France Gall singles chronology
| "Besoin d'amour" (1978) | "Il jouait du piano debout" (1980) | "Bébé comme la vie" (1980) |

= Il jouait du piano debout =

1980 single by France Gall

"Il jouait du piano debout" is a song by French singer France Gall from her tenth studio album Paris, France. Written and produced by Michel Berger, it was released as the album's lead single in June 1980 by Atlantic Records. The single was a major commercial success. It reached number one on the French singles chart and became one of Gall's best-selling releases, with over 800,000 copies sold.

== Composition and lyrics ==
The song is structured around a pop-rock arrangement with a strong rhythmic drive and a prominent piano line.

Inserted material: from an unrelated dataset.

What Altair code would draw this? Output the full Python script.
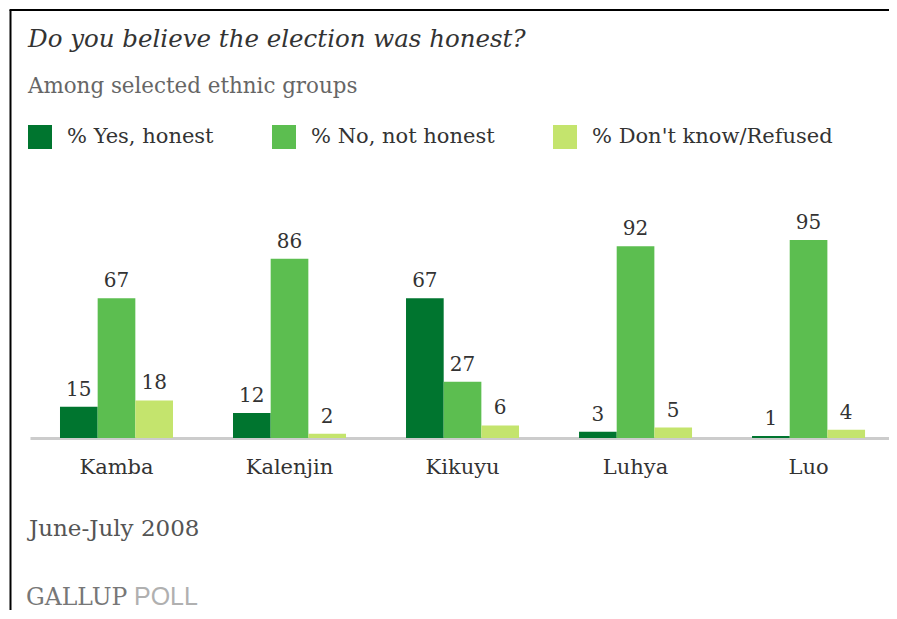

Its lyrics celebrate individuality and nonconformity through the portrait of a musician who plays the piano standing up – a gesture which, to the singer, symbolises his freedom, authenticity and resistance to social norms.

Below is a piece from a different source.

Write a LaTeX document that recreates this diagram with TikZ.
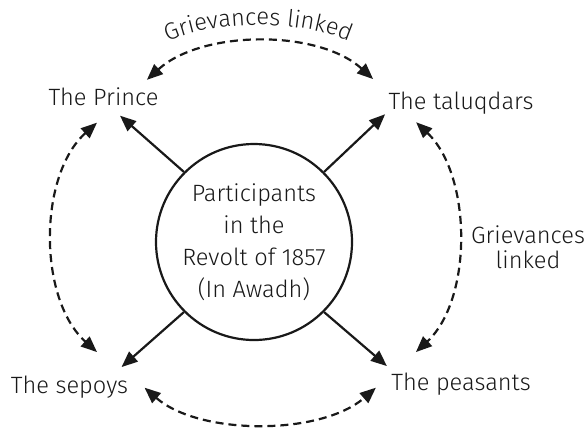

Although the lyrics never explicitly name the pianist, the song was widely understood as a tribute to British singer and pianist Elton John, possibly referencing his 1979 concerts in the Soviet Union. This theory was supported by claims that John allegedly agreed to collaborate with Gall on the 1981 duets "Les Aveux" and "Donner pour donner" because he felt flattered at being the subject of her recent hit. Michel Berger and France Gall later dismissed this interpretation, explaining in interviews that the song's true inspiration had been American rock pianist Jerry Lee Lewis, whose fiery, unconventional performance style had left a strong impression on Berger.

== Track listing ==
7-inch single
1. "Il jouait du piano debout" – 4:30
2. "La Chanteuse qui a tout donné" – 2:40

== Charts ==

===Weekly charts===

| Chart (1980) | Peak position |
|---|---|
| France | 1 |
| Netherlands (Dutch Top 40) | 22 |
| Netherlands (Single Top 100) | 26 |

| Chart (2018) | Peak position |
|---|---|
| France (SNEP) | 57 |
| Switzerland (Schweizer Hitparade) | 77 |

===Year-end charts===

| Chart (1980) | Position |
|---|---|
| France | 6 |

== Notable covers ==
- In 1981, a Japanese-language cover of the song, titled "Gin no Yubiwa" (銀の指輪), was released by Yumi Seino.
- In 1991, a Spanish-language cover of the song, titled "Justo en el momento", was released by Sasha Sokol.